A broad inquiry like that was going to require some time and thoughtful response so rather than reply directly, I’m hitting “reply all” to the universe of Retail Leader readers. What follows are my thoughts about FMI Midwinter, seismic market conditions and what sort of important and not so important stuff happens over a long weekend at a resort in Miami.
For starters, on the issue of whether urgency level was appropriate. No, it was not. It really isn’t possible to move fast enough in today’s competitive climate, especially when the companies rewriting the rules by which the rest of the industry is playing don’t feel like they are moving fast enough. Anyone pondering whether they are moving fast enough certainly is not.
This point was made clear by two presentations that bookended the conference which began on Friday, Jan. 26 and ended on Monday, Jan. 29. Kudos to FMI for scheduling the conference over a weekend because, rest assured, the tech entrepreneurs looking to disrupt the food retail world are working plenty of weekends and nights. The first presentation was from Tim Steiner, Founder and CEO of Ocado, an online food retailer in the United Kingdom that is something of an overnight success 18 years in the making. That’s because most U.S. retailers haven’t heard of the company which is disrupting the U.K. landscape more than any other. Steiner comes across as a pompous Brit when describing the company he built, but like Muhamed Ali calling the round in which he would knock out an opponent, Steiner substantiated his lack of humility with details about Ocado’s home delivery approach, modern distribution systems, route optimization and profitability. Ocado is all about home delivery, which he contends makes the click and collect approach irrelevant.
It was a perfect wake up call for food retailers with a tendency to reassure themselves that everything is going to be okay because the industry has dealt with market turbulence before. While that is true, the industry hasn’t been through a period like this – ever. Issues such as transparency and personalization are rewriting the rules of shopper engagement while new ways of shopping and building brands are creating challenges for established brands and retailers. All of these things speak to the “seismic conditions” my colleague mentioned and were touched on during a panel on the final day.

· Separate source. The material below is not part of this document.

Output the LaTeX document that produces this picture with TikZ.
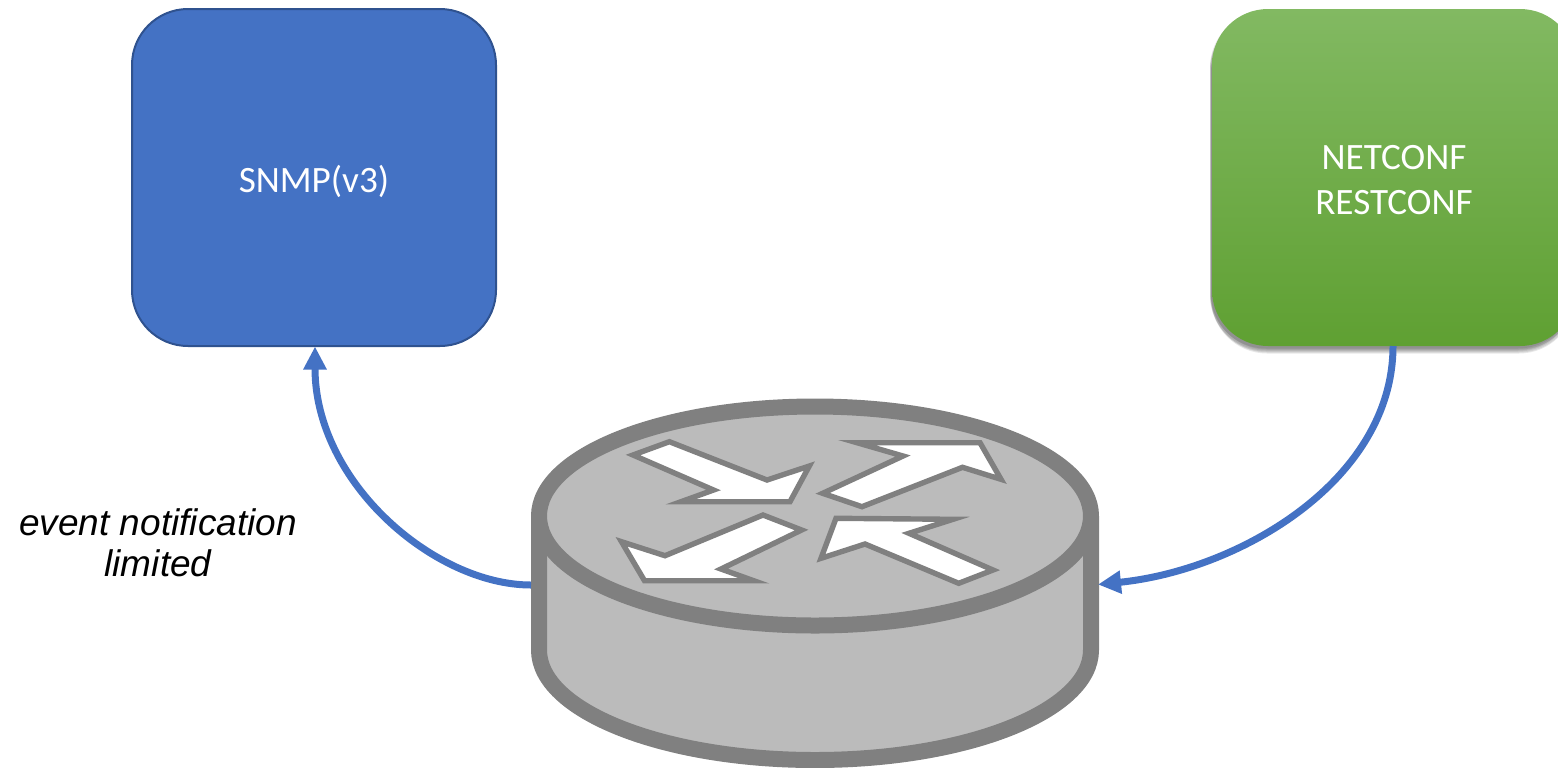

Consumer adoption of new methods is faster than ever and developments such as automated stores, driverless vehicles and predictive meal planning and list building are not as futuristic as they sound, according to Steve Pinder, Managing Director of Kurt Salmon, part of Accenture Strategy. Technology is changing the shape of the shopper journey in exciting (some attendees might argue disturbing) ways, according to Pinder. He kicked of the final session which included panelists from Facebook, Google, start-up accelerator Food X and was moderated by Mark Baum, FMI’s Chief Collaboration office and Senior Vice President of Industry Relations.
“This is really a first for us,” Baum said, regarding the panel’s topic of “the battle for the food marketplace: a view from Silicon Valley.”

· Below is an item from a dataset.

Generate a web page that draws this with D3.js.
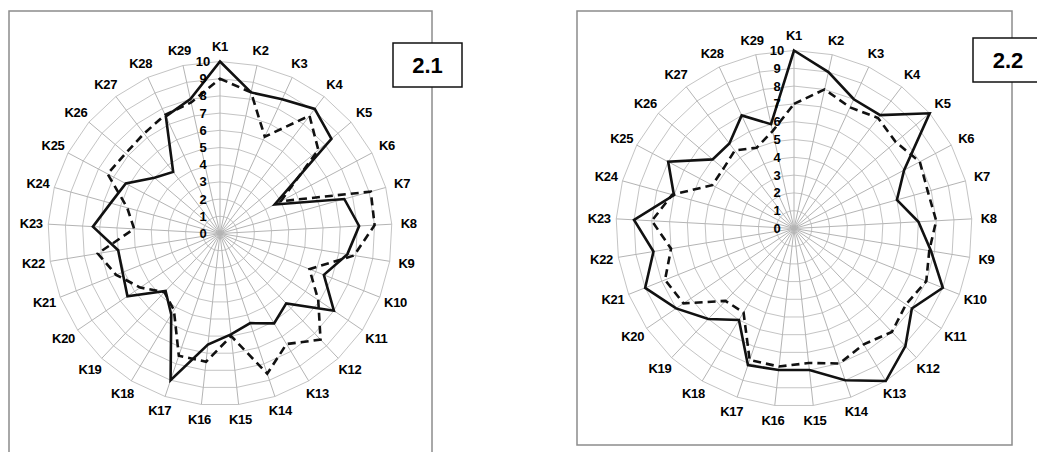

That view is one dominated by mobile devices, constant communication and shoppers expectations of brands and retailers that are changing and rapidly elevating faster than any conventional grocer can hope to keep pace with.
“We expect everything to be relevant and personalized to us,” said Kate Sayre, Global Head of Consumer Goods Strategy at Facebook, noting that 20% of all time spent on mobile devices is on Facebook’s various platforms. “Consumers expect brands to act on the signals they are sending.”
From the perspective of Google technical director of applied artificial intelligence, Ron Bodkin, we have entered the “age of assistance.” That means Google is seeing, “an increasing frequency of people using online resources even if the outcome of the interaction is trip down the street.”
One of the more sobering comments on the panel came from Andrew Ive, Managing Director of Food-X. He highlighted the competitive climate facing retailers by noting that every six months the accelerator reviews applications from 500 companies but chooses only 10 to invest in. Those numbers show how much interest their is among entrepreneurs to disrupt the food retail industry.
“We are looking for big ideas and companies that can pull it off,” Ive said referring to the investment philosophy of Food-X.
Lastly, the group touched on the accelerated pace of innovation and product cycles. The timeframe for planning cycles is compressed and the future is unclear, noted Pinder.
“We do six month planning cycles and we couldn’t even tell you what things will look like in two years,” said Facebook’s Sayre.
The panel discussion was the perfect way to end an event that was more future focused than ever, and appropriately so, because acting with urgency will determine whether some companies are in business within five years. Nevertheless, I returned home from a generally awesome and productive event disappointed in the overall food retailing industry. That’s because while nearly 1,100 people gathered for FMI Midwinter, companies such as Walmart, Target, Costco, CVS, Walgreens, Dollar General, Family Dollar, Aldi, Lidl, Trader Joe's and Amazon/Whole Foods were not represented. At least not that I could tell from the attendee list or by scouring name badges at receptions, parties, in hallways and educational sessions. That’s a shame because they sell a lot of food and FMI advocates on their behalf as well as the traditional supermarket chains and food wholesalers who comprise the majority of attendees.